# What you need to do
Pictures do not belong in the output. Reproduce exactly the lines from the start of the records through the line with "ax.axis('off')".

# Supplied records
Start
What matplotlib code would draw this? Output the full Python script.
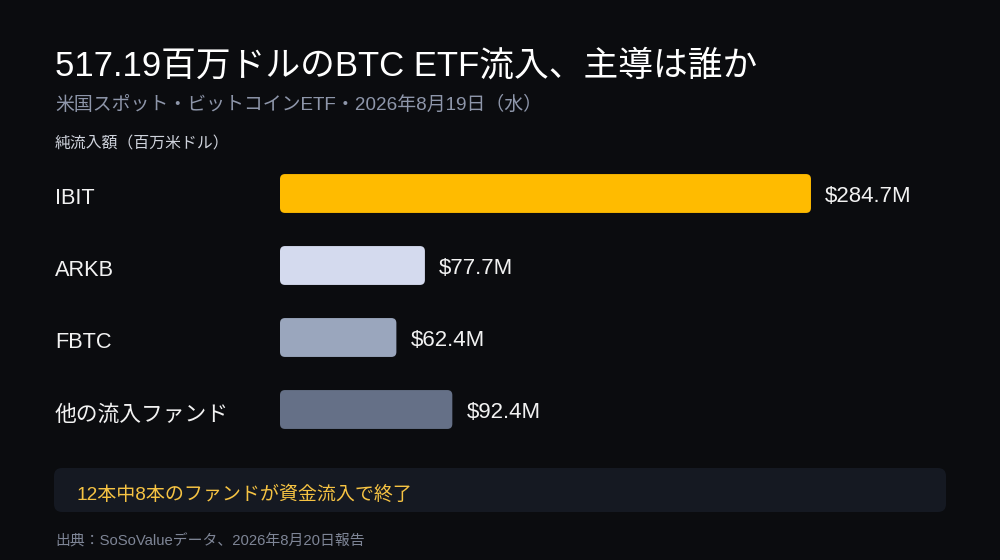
import matplotlib.pyplot as plt
import matplotlib as mpl
from matplotlib.patches import FancyBboxPatch
from matplotlib.transforms import blended_transform_factory

mpl.rcParams['font.family'] = ['Liberation Sans', 'Noto Sans CJK JP', 'DejaVu Sans']

# data
funds = ['IBIT', 'ARKB', 'FBTC', '他の流入ファンド']
inflows = [284.7, 77.7, 62.4, 92.4]
value_labels = ['$284.7M', '$77.7M', '$62.4M', '$92.4M']
bar_colors = ['#FFBB00', '#D4DAEE', '#9AA6BD', '#657087']

title = '517.19百万ドルのBTC ETF流入、主導は誰か'
subtitle = '米国スポット・ビットコインETF・2026年8月19日（水）'
axis_note = '純流入額（百万米ドル）'
callout = '12本中8本のファンドが資金流入で終了'
source = '出典：SoSoValueデータ、2026年8月20日報告'

bg = '#0B0C0F'
W, H = 1000, 560

fig = plt.figure(figsize=(10, 5.6), dpi=100, facecolor=bg)

def fy(px):
    return 1 - px / H

ax = fig.add_axes([0.28, fy(445.5), 0.66, 288 / H])
ax.set_facecolor(bg)
ax.set_xlim(0, 660 / 1.865)
ax.set_ylim(3.5, -0.5)
ax.axis('off')

bars = ax.barh(range(len(funds)), inflows, height=0.54, color=bar_colors)
# swap plain bars for rounded ones
x_per_px = (660 / 1.865) / 660
y_per_px = 4 / 288
r = 5 * x_per_px
for b, c in zip(bars, bar_colors):
    x, y, w, h = b.get_x(), b.get_y(), b.get_width(), b.get_height()
    b.remove()
    ax.add_patch(FancyBboxPatch((x, y), w, h,
                                boxstyle=f'round,pad=0,rounding_size={r}',
                                mutation_aspect=y_per_px / x_per_px,
                                facecolor=c, edgecolor='none'))

for i, (v, lab) in enumerate(zip(inflows, value_labels)):
    ax.annotate(lab, (v, i), xytext=(14 * 0.72, -2.5 * 0.72), textcoords='offset points',
                va='center', ha='left', color='#F2F2F2', fontsize=16)

tr = blended_transform_factory(fig.transFigure, ax.transData)
for i, name in enumerate(funds):
    ax.annotate(name, (0.055, i), xycoords=tr, xytext=(0, -5.5 * 0.72),
                textcoords='offset points', va='center', ha='left',
                color='#F2F2F2', fontsize=15.7)

fig.text(0.055, fy(66), title, color='#FFFFFF', fontsize=25, va='center', ha='left')
fig.text(0.055, fy(104.5), subtitle, color='#8E96AA', fontsize=13.6, va='center', ha='left')
fig.text(0.055, fy(143.5), axis_note, color='#CFD3DC', fontsize=11.4, va='center', ha='left')

box = FancyBboxPatch((0.054, fy(512)), 0.892, 44 / H,
                     boxstyle='round,pad=0,rounding_size=0.008',
                     mutation_aspect=W / H, transform=fig.transFigure,
                     facecolor='#151922', edgecolor='none')
fig.patches.append(box)
fig.text(0.077, fy(494.5), callout, color='#F6C343', fontsize=13.7, va='center', ha='left')
fig.text(0.055, fy(541.5), source, color='#7E8596', fontsize=10.7, va='center', ha='left')

fig.savefig('out.png', dpi=100, facecolor=bg)
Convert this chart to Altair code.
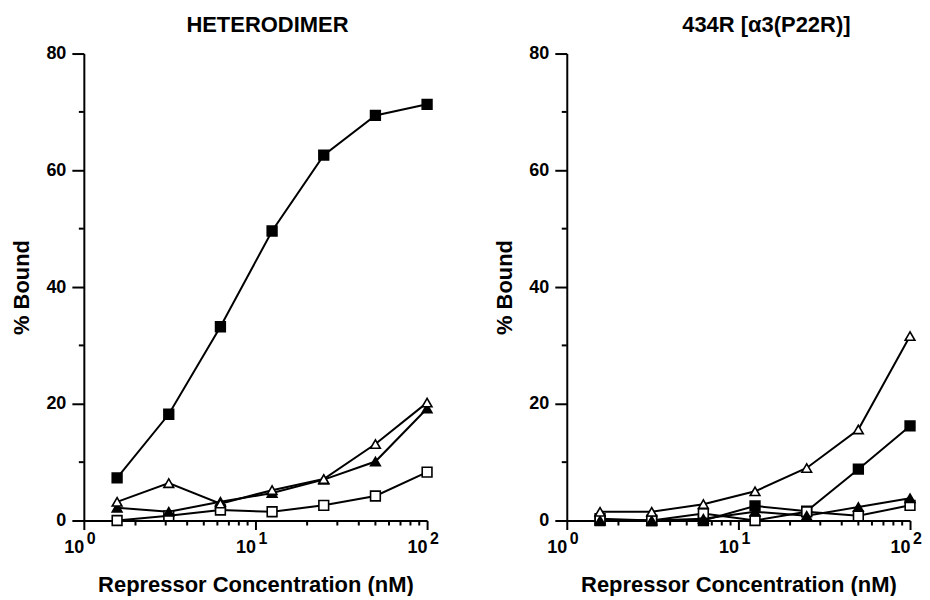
End
# Full answer
What matplotlib code would draw this? Output the full Python script.
import matplotlib.pyplot as plt
import matplotlib as mpl
from matplotlib.patches import FancyBboxPatch
from matplotlib.transforms import blended_transform_factory

mpl.rcParams['font.family'] = ['Liberation Sans', 'Noto Sans CJK JP', 'DejaVu Sans']

# data
funds = ['IBIT', 'ARKB', 'FBTC', '他の流入ファンド']
inflows = [284.7, 77.7, 62.4, 92.4]
value_labels = ['$284.7M', '$77.7M', '$62.4M', '$92.4M']
bar_colors = ['#FFBB00', '#D4DAEE', '#9AA6BD', '#657087']

title = '517.19百万ドルのBTC ETF流入、主導は誰か'
subtitle = '米国スポット・ビットコインETF・2026年8月19日（水）'
axis_note = '純流入額（百万米ドル）'
callout = '12本中8本のファンドが資金流入で終了'
source = '出典：SoSoValueデータ、2026年8月20日報告'

bg = '#0B0C0F'
W, H = 1000, 560

fig = plt.figure(figsize=(10, 5.6), dpi=100, facecolor=bg)

def fy(px):
    return 1 - px / H

ax = fig.add_axes([0.28, fy(445.5), 0.66, 288 / H])
ax.set_facecolor(bg)
ax.set_xlim(0, 660 / 1.865)
ax.set_ylim(3.5, -0.5)
ax.axis('off')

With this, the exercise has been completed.